To her credit, Greenberg does not. She sets her poems in the East Texas Piney Woods, a region known for its pluralism (refuge for antislavery guerillas and Native Americans). She hints at the historical complexities of utopia in language redolent of antebellum America (“Southerners / had migrated bodily north / leaving fabric shreds in the mesquite”). She does a fine job of sketching the poles of precariousness and resistance in her imagined apocalypse. The evocative imagery of “bird bodies” shed by adolescent boys is followed hard by women grown in the “noun-filled fields of pumice rock / specked with obsidian.” The tender and the tough. For Greenberg, the language of dystopia offers vital proof that “there are ways of making violence / into an offering.”

And so, given Greenberg’s well-attuned ear and attention to detail, the best comparison for All Night in the New Country might be Tarkovsky’s Stalker. (I think of Robert Bird’s analysis of the film.) The poem “It’s Hard to Forget” beautifully renders the still-lifes left behind by human passing. She places raveled hemlines against “the abandoned kitchen’s clapboard walls / and slat-backed chairs,” calling to mind the ways in which Tarkovsky’s camera dwells on what Greenberg calls “disaster’s stratum.” How to make a world when all the world’s a memento mori, the half-corroded coins that Bird describes?  

Finally, last things are never far from first things. “We spoke the same language. No, / we did not speak the same language.” The future’s no tabula rasa, even in the face of the floodwaters, and Greenberg rounds out the chapbook with three characters bantering around (re-)creation stories.

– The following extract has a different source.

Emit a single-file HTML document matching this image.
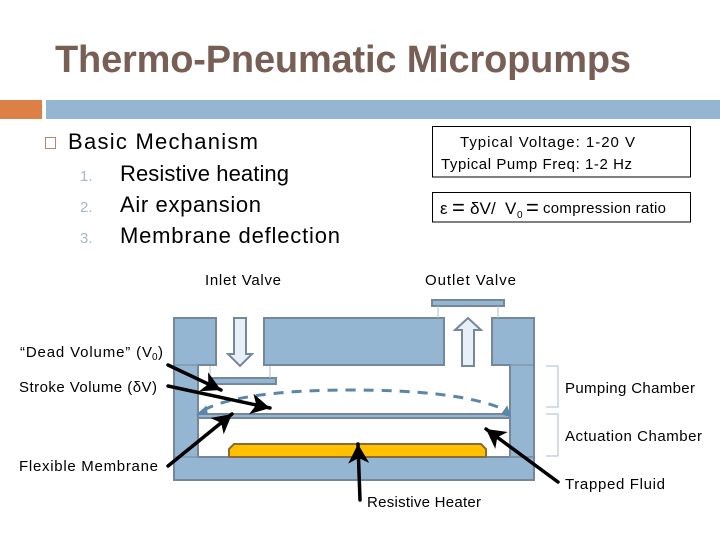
<!DOCTYPE html>
<html><head><meta charset="utf-8"><style>
html,body{margin:0;padding:0;background:#fff}
svg{display:block}
text{font-family:"Liberation Sans",sans-serif;fill:#000}
.l{font-size:15px}
.b{font-size:22px}
</style></head><body>
<svg width="720" height="540" viewBox="0 0 720 540" xmlns="http://www.w3.org/2000/svg">
<defs>
<marker id="a" markerWidth="7" markerHeight="7" refX="5.500" refY="3" orient="auto" markerUnits="strokeWidth"><path d="M0 0L5.500 3L0 6L1.500 3Z" fill="#000"/></marker>
</defs>
<text x="55" y="72" font-size="38" font-weight="bold" style="fill:#775F55" textLength="576" lengthAdjust="spacing">Thermo-Pneumatic Micropumps</text>
<rect x="0" y="100" width="42" height="19" fill="#DD8047"/>
<rect x="46" y="100" width="674" height="19" fill="#94B6D2"/>

<rect x="45.500" y="137.500" width="10" height="11" fill="none" stroke="#B08A70" stroke-width="1"/>
<text class="b" x="68" y="149" textLength="190" lengthAdjust="spacing">Basic Mechanism</text>
<text x="80" y="181" font-size="15" style="fill:#A5B8C8">1.</text>
<text x="80" y="212" font-size="15" style="fill:#A5B8C8">2.</text>
<text x="80" y="243" font-size="15" style="fill:#A5B8C8">3.</text>
<text class="b" x="120" y="181" textLength="169" lengthAdjust="spacing">Resistive heating</text>
<text class="b" x="120" y="212" textLength="141" lengthAdjust="spacing">Air expansion</text>
<text class="b" x="120" y="243" textLength="220" lengthAdjust="spacing">Membrane deflection</text>

<rect x="432.500" y="126.500" width="258" height="50.500" fill="#fff" stroke="#000" stroke-width="1"/>
<text class="l" x="460" y="147" textLength="175" lengthAdjust="spacing">Typical Voltage: 1-20 V</text>
<text class="l" x="441" y="169" textLength="191" lengthAdjust="spacing">Typical Pump Freq: 1-2 Hz</text>
<rect x="432.500" y="192.500" width="258" height="29.500" fill="#fff" stroke="#000" stroke-width="1"/>
<text x="440" y="214" font-size="17">ε</text>
<text x="452" y="215" font-size="22">=</text>
<text x="470" y="214" font-size="17" textLength="21" lengthAdjust="spacingAndGlyphs">δV</text>
<text x="491" y="214" font-size="17">/</text>
<text x="505" y="214" font-size="17">V</text>
<text x="517" y="218" font-size="10">0</text>
<text x="526" y="215" font-size="22">=</text>
<text class="l" x="543" y="213" textLength="123" lengthAdjust="spacing">compression ratio</text>

<text class="l" x="205" y="285" textLength="76" lengthAdjust="spacing">Inlet Valve</text>
<text class="l" x="425" y="285" textLength="91" lengthAdjust="spacing">Outlet Valve</text>

<!-- body -->
<g fill="#94B6D2" stroke="#74889A" stroke-width="2">
<path d="M174 318H216V365H198V457H534V480H174Z"/>
<path d="M492 318H534V457H510V365H492Z"/>
<rect x="264" y="318" width="180" height="47"/>
<rect x="198" y="414" width="312" height="4"/>
<rect x="212" y="378" width="64" height="6"/>
<rect x="432" y="300" width="72" height="6"/>
</g>
<path d="M175 365H198M510 365H533M175 457H198M510 457H533" stroke="#7F97AC" stroke-width="1.500" fill="none"/>
<path d="M229 457V449L234 444H481L486 449V457Z" fill="#FFC000" stroke="#8A6A35" stroke-width="2"/>
<path d="M210 366V378M270 366V378M438 306V318M498 306V318" stroke="#A9BECF" stroke-width="1" fill="none"/>
<path d="M234 318H246V354H252L240 366L228 354H234Z" fill="#E8EFF6" stroke="#74889A" stroke-width="2"/>
<path d="M462 366H474V330H481L468 318L455 330H462Z" fill="#E8EFF6" stroke="#74889A" stroke-width="2"/>

<path d="M204 410C228 397 280 390 350 390C415 390 470 395 503 409" fill="none" stroke="#5B86A8" stroke-width="3" stroke-dasharray="10 8"/>
<path d="M198 414L206 407L207 414ZM510 416L507 407L502 414Z" stroke="#5B86A8" stroke-width="1.500" fill="#5B86A8"/>

<!-- brackets -->
<path d="M546 366H558V407H546M546 414H558V456H546" fill="none" stroke="#A9BECF" stroke-width="1"/>

<!-- callout arrows -->
<g stroke="#000" stroke-width="3.500" fill="none" stroke-linecap="round">
<path d="M168 365L221 390" marker-end="url(#a)"/>
<path d="M168 386L270 408" marker-end="url(#a)"/>
<path d="M168 466L232 414" marker-end="url(#a)"/>
<path d="M360 500L358 444" marker-end="url(#a)"/>
<path d="M558 482L486 429" marker-end="url(#a)"/>
</g>

<text class="l" x="20" y="357" textLength="132" lengthAdjust="spacing">“Dead Volume” (V</text>
<text x="152" y="360" font-size="10">0</text>
<text class="l" x="158" y="357">)</text>
<text class="l" x="19" y="392" textLength="138" lengthAdjust="spacing">Stroke Volume (δV)</text>
<text class="l" x="19" y="471" textLength="139" lengthAdjust="spacing">Flexible Membrane</text>
<text class="l" x="367" y="507" textLength="114" lengthAdjust="spacing">Resistive Heater</text>
<text class="l" x="565" y="393" textLength="130" lengthAdjust="spacing">Pumping Chamber</text>
<text class="l" x="565" y="441" textLength="137" lengthAdjust="spacing">Actuation Chamber</text>
<text class="l" x="565" y="489" textLength="100" lengthAdjust="spacing">Trapped Fluid</text>
</svg>
</body></html>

From feasts of small game and structural innovations in bamboo, the denizens of dystopia rebuilt a world. And, in the book’s final words, they “knew that it was good.”

Luke A. Fidler

Luke A. Fidler is an art historian based in Chicago, IL. His writing has appeared in Vestnik and The Economy, and he has delivered papers on topics such as Canadian photography, Soviet documentary film, and early American visual culture.